How India’s Women Are Fighting Air Pollution — And The Patriarchy

India is one of the world's worst countries for air pollution, with women more likely to be affected by the problem than men. Now, experts and activists are fighting to reframe pollution as a gendered health crisis.

A woman walking through dense fog in New Delhi

*Saumya Kalia

MUMBAI In New Delhi, a city that has topped urban air-pollution charts in recent years, Shakuntala describes a discomfort that has become too familiar. Surrounded by bricks and austere buildings, she tells an interviewer: "The eyes burn and it becomes difficult to breathe". She is referring to the noxious fumes she routinely breathes as a construction worker.
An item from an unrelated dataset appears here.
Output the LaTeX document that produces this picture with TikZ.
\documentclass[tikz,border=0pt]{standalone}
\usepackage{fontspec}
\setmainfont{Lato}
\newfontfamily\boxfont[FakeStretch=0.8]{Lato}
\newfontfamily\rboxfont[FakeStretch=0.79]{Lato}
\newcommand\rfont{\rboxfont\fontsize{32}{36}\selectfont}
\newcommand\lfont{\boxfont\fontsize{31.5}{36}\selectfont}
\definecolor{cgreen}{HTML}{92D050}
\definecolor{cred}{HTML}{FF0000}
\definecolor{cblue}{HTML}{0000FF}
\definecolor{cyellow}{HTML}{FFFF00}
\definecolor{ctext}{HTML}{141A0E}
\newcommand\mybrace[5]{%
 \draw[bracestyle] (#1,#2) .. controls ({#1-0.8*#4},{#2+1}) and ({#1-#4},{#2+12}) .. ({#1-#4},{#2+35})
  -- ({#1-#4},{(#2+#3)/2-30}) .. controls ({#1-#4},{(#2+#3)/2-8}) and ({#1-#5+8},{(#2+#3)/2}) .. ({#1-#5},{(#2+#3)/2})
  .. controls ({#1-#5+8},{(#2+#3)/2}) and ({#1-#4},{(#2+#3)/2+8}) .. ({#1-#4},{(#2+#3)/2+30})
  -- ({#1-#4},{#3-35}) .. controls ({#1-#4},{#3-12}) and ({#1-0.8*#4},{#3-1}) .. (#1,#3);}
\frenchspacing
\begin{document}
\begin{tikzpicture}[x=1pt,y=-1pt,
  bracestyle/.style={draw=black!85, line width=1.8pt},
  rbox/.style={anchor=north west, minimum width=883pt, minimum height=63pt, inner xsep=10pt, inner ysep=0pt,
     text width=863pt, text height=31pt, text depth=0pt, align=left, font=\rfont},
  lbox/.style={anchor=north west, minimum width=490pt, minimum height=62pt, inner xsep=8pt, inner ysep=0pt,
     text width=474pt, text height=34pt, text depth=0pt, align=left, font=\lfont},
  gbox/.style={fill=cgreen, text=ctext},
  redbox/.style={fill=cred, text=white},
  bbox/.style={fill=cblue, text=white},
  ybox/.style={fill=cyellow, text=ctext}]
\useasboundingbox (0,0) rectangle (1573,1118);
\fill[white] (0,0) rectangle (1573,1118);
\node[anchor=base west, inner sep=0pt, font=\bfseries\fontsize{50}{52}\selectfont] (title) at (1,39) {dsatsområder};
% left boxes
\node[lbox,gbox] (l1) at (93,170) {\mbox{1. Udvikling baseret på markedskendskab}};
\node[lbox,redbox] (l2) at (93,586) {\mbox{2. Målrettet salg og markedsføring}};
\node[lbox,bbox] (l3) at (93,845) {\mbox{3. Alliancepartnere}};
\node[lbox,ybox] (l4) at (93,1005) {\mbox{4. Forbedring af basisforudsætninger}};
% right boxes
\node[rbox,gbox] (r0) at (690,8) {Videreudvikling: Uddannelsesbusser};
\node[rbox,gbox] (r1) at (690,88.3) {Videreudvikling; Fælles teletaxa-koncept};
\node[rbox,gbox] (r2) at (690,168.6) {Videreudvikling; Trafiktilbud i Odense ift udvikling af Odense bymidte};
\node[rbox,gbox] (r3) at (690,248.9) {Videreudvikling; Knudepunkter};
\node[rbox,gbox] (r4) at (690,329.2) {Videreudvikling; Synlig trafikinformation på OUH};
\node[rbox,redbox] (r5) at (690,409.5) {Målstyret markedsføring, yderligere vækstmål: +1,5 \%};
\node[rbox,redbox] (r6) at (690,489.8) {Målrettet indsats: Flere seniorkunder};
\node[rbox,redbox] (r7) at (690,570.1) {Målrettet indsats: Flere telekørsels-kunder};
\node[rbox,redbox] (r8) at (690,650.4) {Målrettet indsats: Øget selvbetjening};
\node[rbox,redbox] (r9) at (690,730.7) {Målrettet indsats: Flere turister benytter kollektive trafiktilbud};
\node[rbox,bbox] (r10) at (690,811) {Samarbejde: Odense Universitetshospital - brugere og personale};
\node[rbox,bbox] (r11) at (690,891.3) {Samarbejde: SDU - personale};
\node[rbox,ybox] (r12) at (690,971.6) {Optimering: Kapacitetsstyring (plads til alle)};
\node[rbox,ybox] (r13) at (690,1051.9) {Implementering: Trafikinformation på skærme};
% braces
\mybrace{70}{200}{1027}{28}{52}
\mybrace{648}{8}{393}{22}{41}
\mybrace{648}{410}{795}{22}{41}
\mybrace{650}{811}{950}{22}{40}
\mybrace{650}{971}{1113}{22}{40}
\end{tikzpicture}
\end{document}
Like Shakuntala, women’s experiences of polluted air fill every corner of their lives – inside homes, in parks and markets, on the way to work. Ambient air in most districts in India has never been worse than it is today. As many as 1.67 million people in the country die prematurely due to polluted air. It is India’s second largest health risk after malnutrition.

This risk of exposure to air pollution is compounded for women. Their experiences of toxic air are more frequent and often more hazardous. Yet “policies around air quality have not yet adequately taken into account gender or other factors that might influence people’s health,” Pallavi Pant, a senior scientist at the Health Effects Institute, a nonprofit in the U.S., told The Wire Science.

“It’s unacceptable that the biggest burden [rests on] those who can least bear it,” Sherebanu Frosh, an activist, added. People like her are building a unique resistance within India.